Financial Planning and Analysis

How Can I Transfer Credit Card Balance to Another Card?

Discover how to strategically move credit card debt for better financial control. Explore the complete journey of a balance transfer.

A credit card balance transfer involves moving debt from one or more existing credit card accounts to a new credit card, or sometimes an existing one. Many balance transfer cards offer a low or zero percent annual percentage rate (APR) for a set promotional period. The purpose of such a transfer is to allow individuals to pay down their principal debt more effectively by minimizing interest charges during the introductory period. The reduced interest burden can help accelerate debt repayment.

Identifying a Suitable Balance Transfer Offer

Identifying a balance transfer offer requires careful evaluation. One primary factor is the introductory APR, the interest rate applied to the transferred balance for a specific duration. This promotional period can range from six to 18 months, or longer, offering a window where interest charges are significantly reduced or eliminated. Understanding the length of this period is important for planning your repayment strategy.

Another consideration is the balance transfer fee, which most credit card companies charge for moving the debt. This fee is calculated as a percentage of the transferred amount, commonly ranging from 3% to 5%. This charge is added to the transferred balance, increasing the total amount owed, so factor it into your cost analysis.

Understand the standard APR that applies once the introductory period concludes. After the promotional rate expires, any remaining balance accrues interest at this higher, standard rate. Additionally, check the transfer limit, the maximum debt transferable to the new card. This limit may be less than the total credit limit on the new card.

Eligibility criteria also play a role. Card issuers assess an applicant’s credit score and debt-to-income ratio. A strong credit history improves the chances of approval for favorable terms. Comparing multiple offers based on introductory APR, balance transfer fee, standard APR, and transfer limit helps select advantageous terms.

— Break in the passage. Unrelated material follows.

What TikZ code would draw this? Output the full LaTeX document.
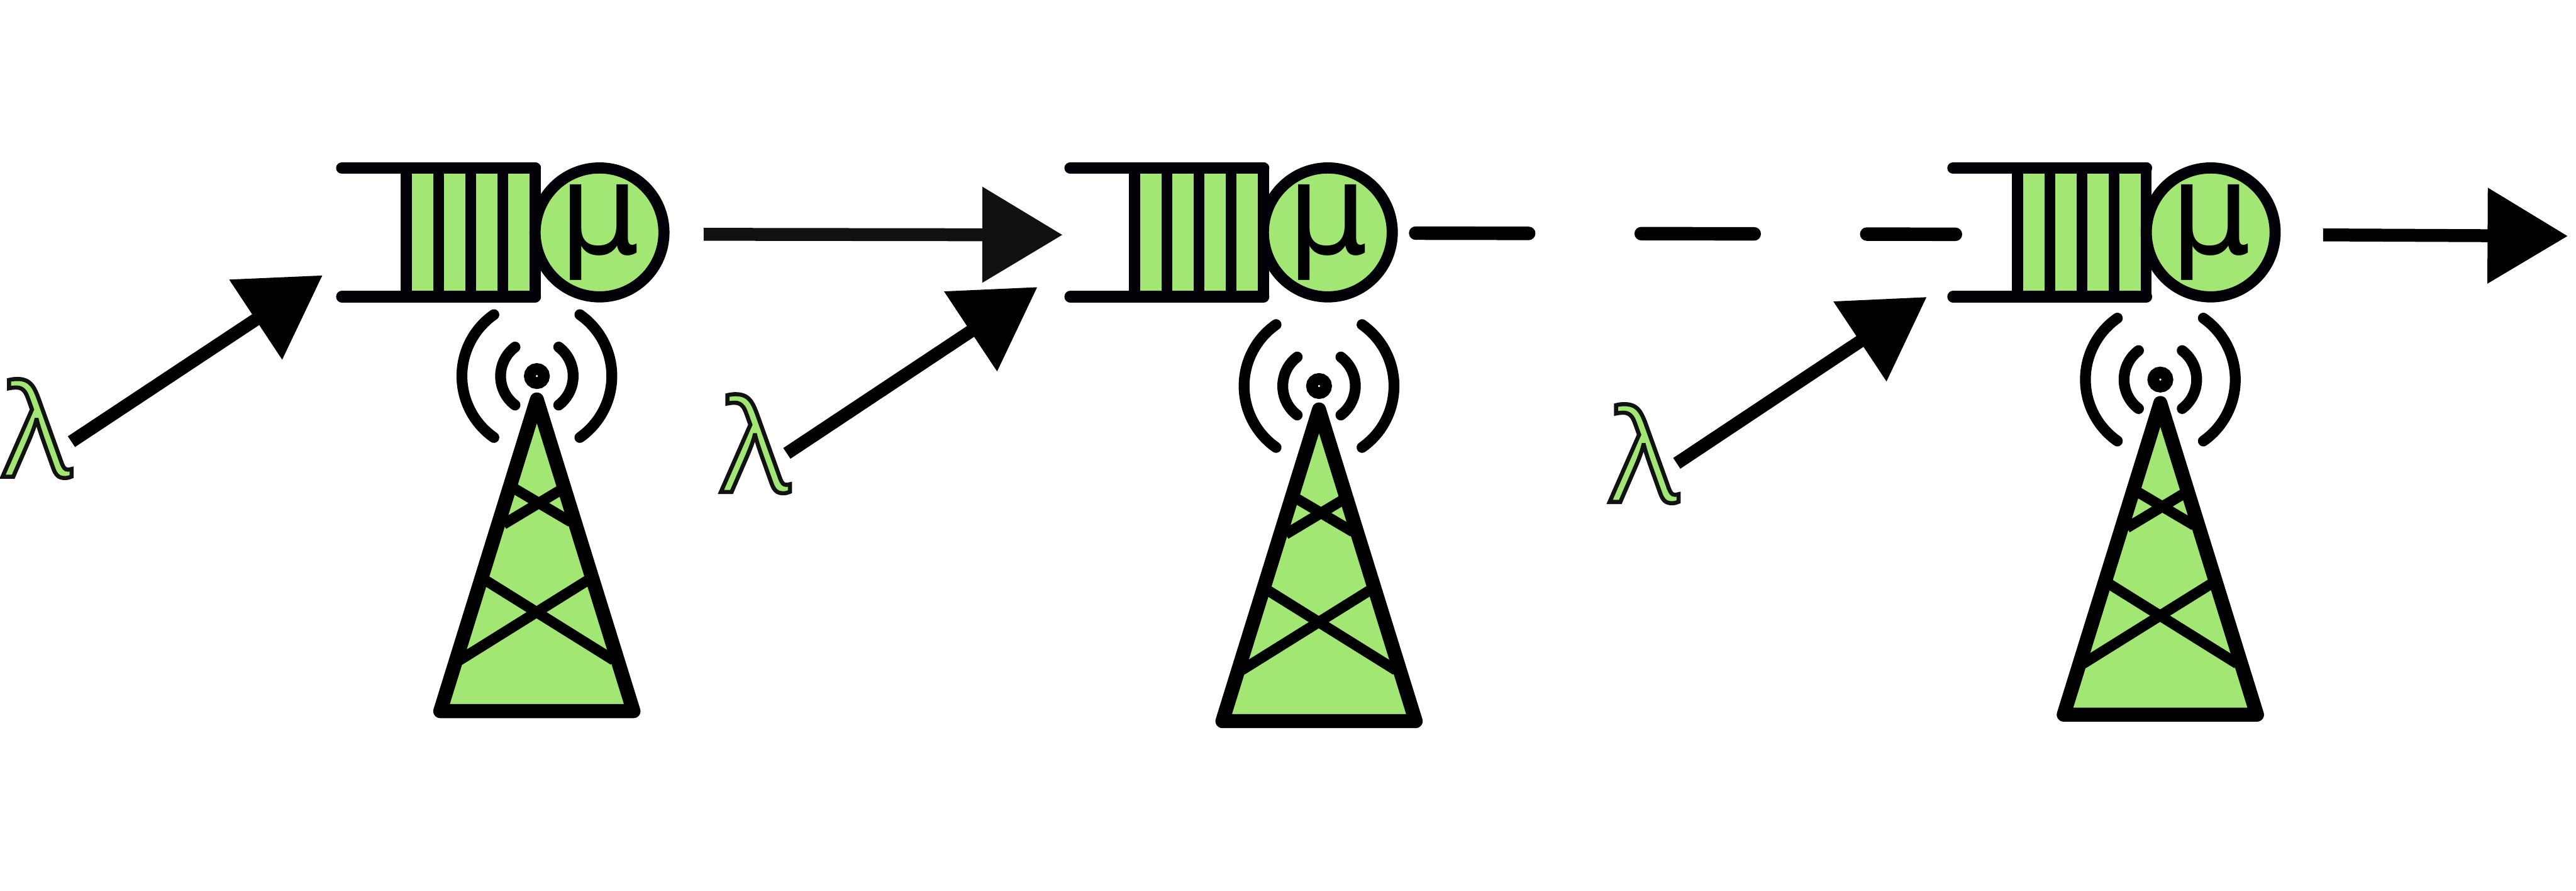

Steps to Initiate a Balance Transfer

Once a suitable balance transfer offer is identified, apply for the new credit card and request the transfer. Applications can be completed online, over the phone, or in person. The online method is the most common and efficient.

During the application, personal and financial information is required for eligibility and processing. This includes your full name, current address, Social Security number, income, and employment status.

Provide the account numbers of existing credit cards and the amounts to transfer. This information is submitted as part of the initial credit card application, or shortly after the new card is approved. Continue making payments on your old credit card accounts until the transfer is completed and confirmed to avoid late fees or interest charges.

The processing time for balance transfers varies, from a few days to several weeks. Some transfers might post in as little as two to three days, while others could take up to six weeks. Monitor both the old and new credit card accounts to confirm the completion of the transfer.

What Happens After Your Balance Transfer

After the balance transfer is approved, confirm its completion. Verify that the balance has been removed from your old credit card account and posted to your new balance transfer card. This confirmation can be done by reviewing statements from both the old and new accounts.

Making timely payments on the new card is important, even during the introductory APR period. While the interest rate may be low or zero, minimum payments are still required, and missing them can lead to penalties, including the forfeiture of the promotional rate and the application of a higher penalty APR. Paying more than the minimum amount during the introductory period helps maximize savings and accelerate debt repayment before the standard APR applies.

Your old credit card accounts remain open after the balance transfer, as the process only moves the debt, not closes the account. Deciding whether to keep these accounts open or close them impacts your credit score. Closing accounts can reduce your overall available credit and shorten the average age of your credit accounts, negatively affecting your credit utilization ratio and score.

Avoid making new purchases on the balance transfer card. The goal of a balance transfer is to pay down existing debt, and new spending can undermine this objective by adding to the principal amount. New purchases may accrue interest at a different, higher APR than the transferred balance, or invalidate the promotional rate.

Monitoring repayment progress and noting the exact end date of the introductory APR period is important. Being aware of this date allows you to plan for full repayment or adjust your payment strategy before higher interest rates take effect.